— begin —
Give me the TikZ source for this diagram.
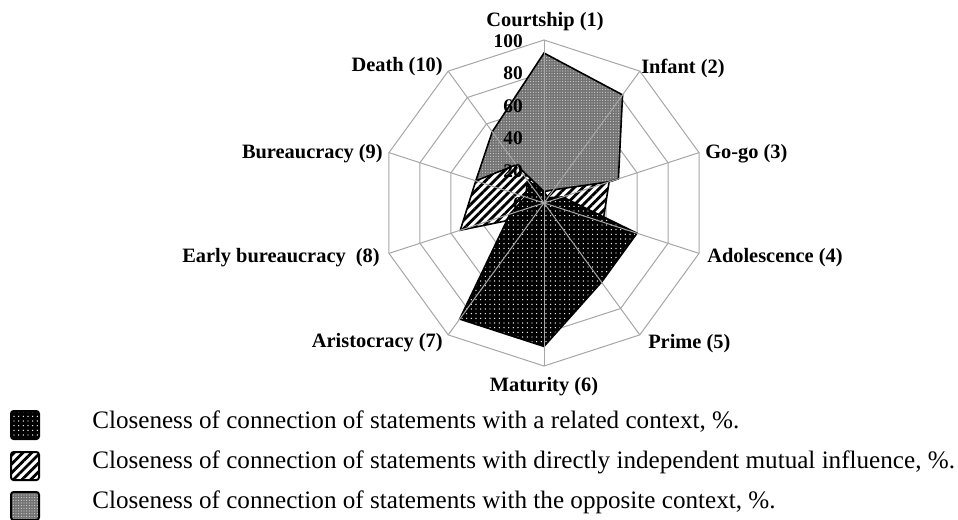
\documentclass[tikz,border=0pt]{standalone}
\usepackage{fontspec}
\setmainfont{Liberation Serif}
\usetikzlibrary{patterns.meta}
\begin{document}
\begin{tikzpicture}[x=0.75pt,y=-0.75pt,
  grid/.style={draw=black!35, line width=0.75pt},
  axlab/.style={font=\fontsize{15.3}{18}\selectfont\bfseries, inner sep=0pt},
  ticklab/.style={font=\fontsize{14.5}{17}\selectfont\bfseries, anchor=east, inner sep=0pt},
  legtext/.style={font=\fontsize{18.85}{22}\selectfont, anchor=west, inner sep=0pt},
  series/.style={draw=black, line width=1.2pt, line join=miter},
  grayfill/.style={preaction={fill=black!55}, preaction={pattern={Dots[distance=2pt,radius=0.45pt]}, pattern color=white!80!black}},
  hatchfill/.style={preaction={fill=white}, preaction={pattern={Lines[angle=45,distance=4.6pt,line width=2.1pt]}, pattern color=black}},
  dotfill/.style={preaction={fill=black}, preaction={pattern={Dots[distance=3.5pt,radius=0.55pt]}, pattern color=white}},
  legbox/.style={draw=black, line width=1.5pt, rounded corners=2pt, minimum size=21pt, inner sep=0pt},
]
\useasboundingbox (0,0) rectangle (958,519);
\fill[white] (0,0) rectangle (958,519);

\begin{scope}[shift={(544,203)}, x=1.2225pt, y=1.2225pt]
  \coordinate (O) at (0,0);
  \foreach \i in {1,...,10} {
    \coordinate (v\i) at ({90-36*(\i-1)}:100);
  }
  % rings
  \foreach \r in {20,40,...,100} {
    \draw[grid] (90:\r) foreach \a in {54,18,...,-234} { -- (\a:\r) } -- cycle;
  }
  % opposite context (gray)
  \draw[series, grayfill] (90:92) -- (54:82) -- (18:48) -- (-18:0) -- (-54:0)
     -- (-90:0) -- (-126:0) -- (-162:0) -- (-198:44) -- (-234:54) -- cycle;
  % directly independent mutual influence (hatched)
  \draw[series, hatchfill] (90:7) -- (54:10) -- (18:42) -- (-18:38) -- (-54:5)
     -- (-90:5) -- (-126:9) -- (-162:54) -- (-198:44) -- (-234:29) -- cycle;
  % related context (black dotted)
  \draw[series, dotfill] (90:7) -- (54:4) -- (18:12) -- (-18:60) -- (-54:60)
     -- (-90:88) -- (-126:88) -- (-162:22) -- (-198:12) -- (-234:17) -- cycle;
  % spokes
  \foreach \i in {1,...,10} {
    \draw[grid] (O) -- (v\i);
  }
\end{scope}

% scale labels
\node[ticklab] (t100) at (523,41) {100};
\node[ticklab] (t80) at (523,73.5) {80};
\node[ticklab] (t60) at (523,106) {60};
\node[ticklab] (t40) at (523,138.5) {40};
\node[ticklab] (t20) at (523,171) {20};
\node[ticklab] (t0) at (523,204) {0};

% axis labels
\node[axlab] (l1) at (545,22) {Courtship (1)};
\node[axlab, anchor=west] (l2) at (641,68) {Infant (2)};
\node[axlab, anchor=west] (l3) at (705,154) {Go-go (3)};
\node[axlab, anchor=west] (l4) at (707,258) {Adolescence (4)};
\node[axlab, anchor=west] (l5) at (648,344) {Prime (5)};
\node[axlab] (l6) at (544,387) {Maturity (6)};
\node[axlab, anchor=east] (l7) at (443,343) {Aristocracy (7)};
\node[axlab, anchor=east] (l8) at (380,258) {Early bureaucracy~ (8)};
\node[axlab, anchor=east] (l9) at (383,154) {Bureaucracy (9)};
\node[axlab, anchor=east] (l10) at (443,67) {Death (10)};

% legend
\node[legbox, dotfill] (k1) at (25,425) {};
\node[legbox, hatchfill] (k2) at (25,466) {};
\node[legbox, grayfill] (k3) at (25,506) {};
\node[legtext] (e1) at (92,422) {Closeness of connection of statements with a related context, \%.};
\node[legtext] (e2) at (92,462) {Closeness of connection of statements with directly independent mutual influence, \%.};
\node[legtext] (e3) at (92,502) {Closeness of connection of statements with the opposite context, \%.};
\end{tikzpicture}
\end{document}
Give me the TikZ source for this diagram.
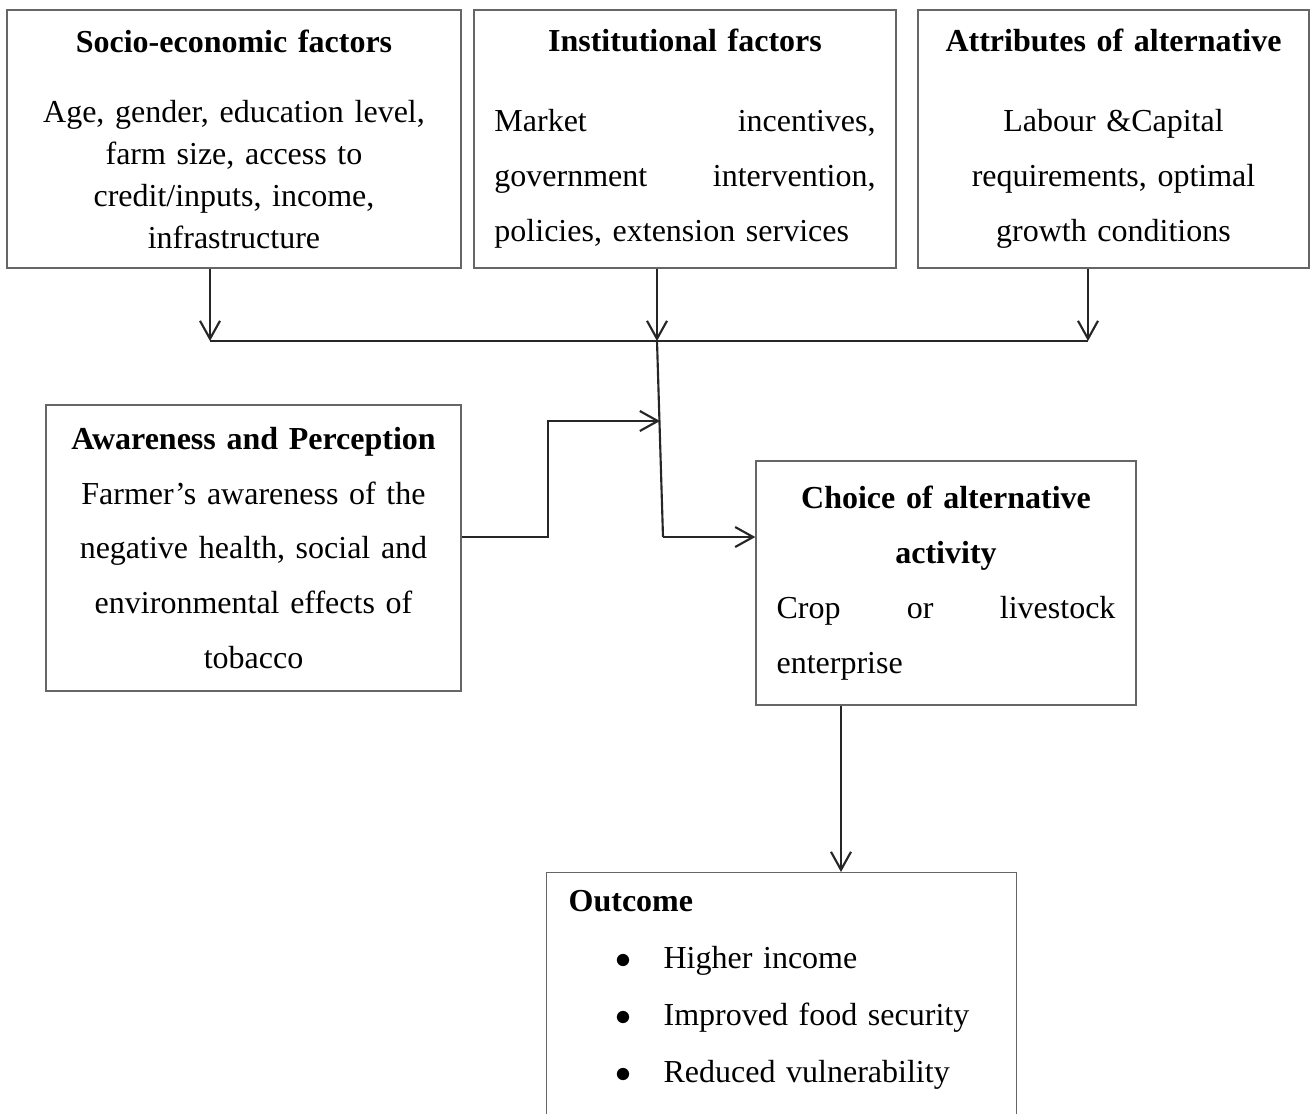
\documentclass[tikz,border=0pt]{standalone}
\usepackage{fontspec}
\setmainfont{Liberation Serif}
\usepackage{tikz}
\usetikzlibrary{arrows.meta,positioning,calc}
\tikzset{
  factor/.style={rectangle, draw=black!60, line width=0.5pt, align=center, inner xsep=7.6pt, inner ysep=4pt, font=\fontsize{12}{20.6}\selectfont},
  link/.style={-{Straight Barb[length=6.75pt,width=7.5pt]}, line width=0.8pt, draw=black!85},
  bus/.style={line width=0.8pt, draw=black!85},
}
\newcommand{\outbullet}{\makebox[35.6pt][l]{\hspace{17.5pt}$\bullet$}}
\begin{document}
\begin{tikzpicture}[x=0.375pt, y=-0.375pt]
  \useasboundingbox (0,0) rectangle (1314,1113);
  \node[factor, minimum width=170.25pt, minimum height=96.75pt, text width=155pt, font=\fontsize{12}{15.75}\selectfont] (socio) at (234,139) {\textbf{Socio-economic factors}\\[10.5pt] Age, gender, education level,\\ farm size, access to\\ credit/inputs, income,\\ infrastructure};
  \node[factor, minimum width=158.25pt, minimum height=96.75pt, text width=142.9pt] (inst) at (685,139) {\textbf{Institutional factors}\\[9.4pt] Market\hfill incentives,\\ government\hfill intervention,\\ policies, extension services\hfill\mbox{}};
  \node[factor, minimum width=146.6pt, minimum height=96.75pt, text width=131pt] (attr) at (1113.5,139) {\textbf{Attributes of alternative}\\[9.4pt] Labour \&Capital\\ requirements, optimal\\ growth conditions};
  \node[factor, minimum width=155.6pt, minimum height=107.25pt, text width=140pt] (aware) at (253.5,548) {\textbf{Awareness and Perception}\\ Farmer’s awareness of the\\ negative health, social and\\ environmental effects of\\ tobacco};
  \node[factor, minimum width=142.5pt, minimum height=91.5pt, text width=127.1pt] (choice) at (946,583) {\textbf{Choice of alternative}\\ \textbf{activity}\\ Crop\hfill or\hfill livestock\\ enterprise\hfill\mbox{}};
  \node[factor, anchor=north west, align=left, minimum width=176.25pt, text width=159.75pt, inner xsep=8.25pt, inner ysep=6.7pt, font=\fontsize{12}{21.4}\selectfont] (outcome) at (546,872) {\textbf{Outcome}\\ \outbullet Higher income\\ \outbullet Improved food security\\ \outbullet Reduced vulnerability\\ \mbox{}};
  \coordinate (busL) at (210,341); \coordinate (busM) at (657,341); \coordinate (busR) at (1088,341);
  \coordinate (drop) at (663,537); \coordinate (step) at (548,421); \coordinate (meet) at (660,421);
  \coordinate (down) at (841,0);
  \draw[link] (socio.south -| busL) -- (busL); \draw[link] (inst.south -| busM) -- (busM); \draw[link] (attr.south -| busR) -- (busR);
  \draw[bus] (busL) -- (busR); \draw[bus] (busM) -- (drop);
  \draw[link] (drop) -- (drop -| choice.west);
  \draw[link] (aware.east |- drop) -| (step) -- (meet);
  \draw[link] (choice.south -| down) -- (outcome.north -| down);
\end{tikzpicture}
\end{document}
— end —
▶ **Task directions**
Exactly reproduce the entries above, minus the pictures.

▶ **Task result**
Give me the TikZ source for this diagram.
\documentclass[tikz,border=0pt]{standalone}
\usepackage{fontspec}
\setmainfont{Liberation Serif}
\usetikzlibrary{patterns.meta}
\begin{document}
\begin{tikzpicture}[x=0.75pt,y=-0.75pt,
  grid/.style={draw=black!35, line width=0.75pt},
  axlab/.style={font=\fontsize{15.3}{18}\selectfont\bfseries, inner sep=0pt},
  ticklab/.style={font=\fontsize{14.5}{17}\selectfont\bfseries, anchor=east, inner sep=0pt},
  legtext/.style={font=\fontsize{18.85}{22}\selectfont, anchor=west, inner sep=0pt},
  series/.style={draw=black, line width=1.2pt, line join=miter},
  grayfill/.style={preaction={fill=black!55}, preaction={pattern={Dots[distance=2pt,radius=0.45pt]}, pattern color=white!80!black}},
  hatchfill/.style={preaction={fill=white}, preaction={pattern={Lines[angle=45,distance=4.6pt,line width=2.1pt]}, pattern color=black}},
  dotfill/.style={preaction={fill=black}, preaction={pattern={Dots[distance=3.5pt,radius=0.55pt]}, pattern color=white}},
  legbox/.style={draw=black, line width=1.5pt, rounded corners=2pt, minimum size=21pt, inner sep=0pt},
]
\useasboundingbox (0,0) rectangle (958,519);
\fill[white] (0,0) rectangle (958,519);

\begin{scope}[shift={(544,203)}, x=1.2225pt, y=1.2225pt]
  \coordinate (O) at (0,0);
  \foreach \i in {1,...,10} {
    \coordinate (v\i) at ({90-36*(\i-1)}:100);
  }
  % rings
  \foreach \r in {20,40,...,100} {
    \draw[grid] (90:\r) foreach \a in {54,18,...,-234} { -- (\a:\r) } -- cycle;
  }
  % opposite context (gray)
  \draw[series, grayfill] (90:92) -- (54:82) -- (18:48) -- (-18:0) -- (-54:0)
     -- (-90:0) -- (-126:0) -- (-162:0) -- (-198:44) -- (-234:54) -- cycle;
  % directly independent mutual influence (hatched)
  \draw[series, hatchfill] (90:7) -- (54:10) -- (18:42) -- (-18:38) -- (-54:5)
     -- (-90:5) -- (-126:9) -- (-162:54) -- (-198:44) -- (-234:29) -- cycle;
  % related context (black dotted)
  \draw[series, dotfill] (90:7) -- (54:4) -- (18:12) -- (-18:60) -- (-54:60)
     -- (-90:88) -- (-126:88) -- (-162:22) -- (-198:12) -- (-234:17) -- cycle;
  % spokes
  \foreach \i in {1,...,10} {
    \draw[grid] (O) -- (v\i);
  }
\end{scope}

% scale labels
\node[ticklab] (t100) at (523,41) {100};
\node[ticklab] (t80) at (523,73.5) {80};
\node[ticklab] (t60) at (523,106) {60};
\node[ticklab] (t40) at (523,138.5) {40};
\node[ticklab] (t20) at (523,171) {20};
\node[ticklab] (t0) at (523,204) {0};

% axis labels
\node[axlab] (l1) at (545,22) {Courtship (1)};
\node[axlab, anchor=west] (l2) at (641,68) {Infant (2)};
\node[axlab, anchor=west] (l3) at (705,154) {Go-go (3)};
\node[axlab, anchor=west] (l4) at (707,258) {Adolescence (4)};
\node[axlab, anchor=west] (l5) at (648,344) {Prime (5)};
\node[axlab] (l6) at (544,387) {Maturity (6)};
\node[axlab, anchor=east] (l7) at (443,343) {Aristocracy (7)};
\node[axlab, anchor=east] (l8) at (380,258) {Early bureaucracy~ (8)};
\node[axlab, anchor=east] (l9) at (383,154) {Bureaucracy (9)};
\node[axlab, anchor=east] (l10) at (443,67) {Death (10)};

% legend
\node[legbox, dotfill] (k1) at (25,425) {};
\node[legbox, hatchfill] (k2) at (25,466) {};
\node[legbox, grayfill] (k3) at (25,506) {};
\node[legtext] (e1) at (92,422) {Closeness of connection of statements with a related context, \%.};
\node[legtext] (e2) at (92,462) {Closeness of connection of statements with directly independent mutual influence, \%.};
\node[legtext] (e3) at (92,502) {Closeness of connection of statements with the opposite context, \%.};
\end{tikzpicture}
\end{document}
Give me the TikZ source for this diagram.
\documentclass[tikz,border=0pt]{standalone}
\usepackage{fontspec}
\setmainfont{Liberation Serif}
\usepackage{tikz}
\usetikzlibrary{arrows.meta,positioning,calc}
\tikzset{
  factor/.style={rectangle, draw=black!60, line width=0.5pt, align=center, inner xsep=7.6pt, inner ysep=4pt, font=\fontsize{12}{20.6}\selectfont},
  link/.style={-{Straight Barb[length=6.75pt,width=7.5pt]}, line width=0.8pt, draw=black!85},
  bus/.style={line width=0.8pt, draw=black!85},
}
\newcommand{\outbullet}{\makebox[35.6pt][l]{\hspace{17.5pt}$\bullet$}}
\begin{document}
\begin{tikzpicture}[x=0.375pt, y=-0.375pt]
  \useasboundingbox (0,0) rectangle (1314,1113);
  \node[factor, minimum width=170.25pt, minimum height=96.75pt, text width=155pt, font=\fontsize{12}{15.75}\selectfont] (socio) at (234,139) {\textbf{Socio-economic factors}\\[10.5pt] Age, gender, education level,\\ farm size, access to\\ credit/inputs, income,\\ infrastructure};
  \node[factor, minimum width=158.25pt, minimum height=96.75pt, text width=142.9pt] (inst) at (685,139) {\textbf{Institutional factors}\\[9.4pt] Market\hfill incentives,\\ government\hfill intervention,\\ policies, extension services\hfill\mbox{}};
  \node[factor, minimum width=146.6pt, minimum height=96.75pt, text width=131pt] (attr) at (1113.5,139) {\textbf{Attributes of alternative}\\[9.4pt] Labour \&Capital\\ requirements, optimal\\ growth conditions};
  \node[factor, minimum width=155.6pt, minimum height=107.25pt, text width=140pt] (aware) at (253.5,548) {\textbf{Awareness and Perception}\\ Farmer’s awareness of the\\ negative health, social and\\ environmental effects of\\ tobacco};
  \node[factor, minimum width=142.5pt, minimum height=91.5pt, text width=127.1pt] (choice) at (946,583) {\textbf{Choice of alternative}\\ \textbf{activity}\\ Crop\hfill or\hfill livestock\\ enterprise\hfill\mbox{}};
  \node[factor, anchor=north west, align=left, minimum width=176.25pt, text width=159.75pt, inner xsep=8.25pt, inner ysep=6.7pt, font=\fontsize{12}{21.4}\selectfont] (outcome) at (546,872) {\textbf{Outcome}\\ \outbullet Higher income\\ \outbullet Improved food security\\ \outbullet Reduced vulnerability\\ \mbox{}};
  \coordinate (busL) at (210,341); \coordinate (busM) at (657,341); \coordinate (busR) at (1088,341);
  \coordinate (drop) at (663,537); \coordinate (step) at (548,421); \coordinate (meet) at (660,421);
  \coordinate (down) at (841,0);
  \draw[link] (socio.south -| busL) -- (busL); \draw[link] (inst.south -| busM) -- (busM); \draw[link] (attr.south -| busR) -- (busR);
  \draw[bus] (busL) -- (busR); \draw[bus] (busM) -- (drop);
  \draw[link] (drop) -- (drop -| choice.west);
  \draw[link] (aware.east |- drop) -| (step) -- (meet);
  \draw[link] (choice.south -| down) -- (outcome.north -| down);
\end{tikzpicture}
\end{document}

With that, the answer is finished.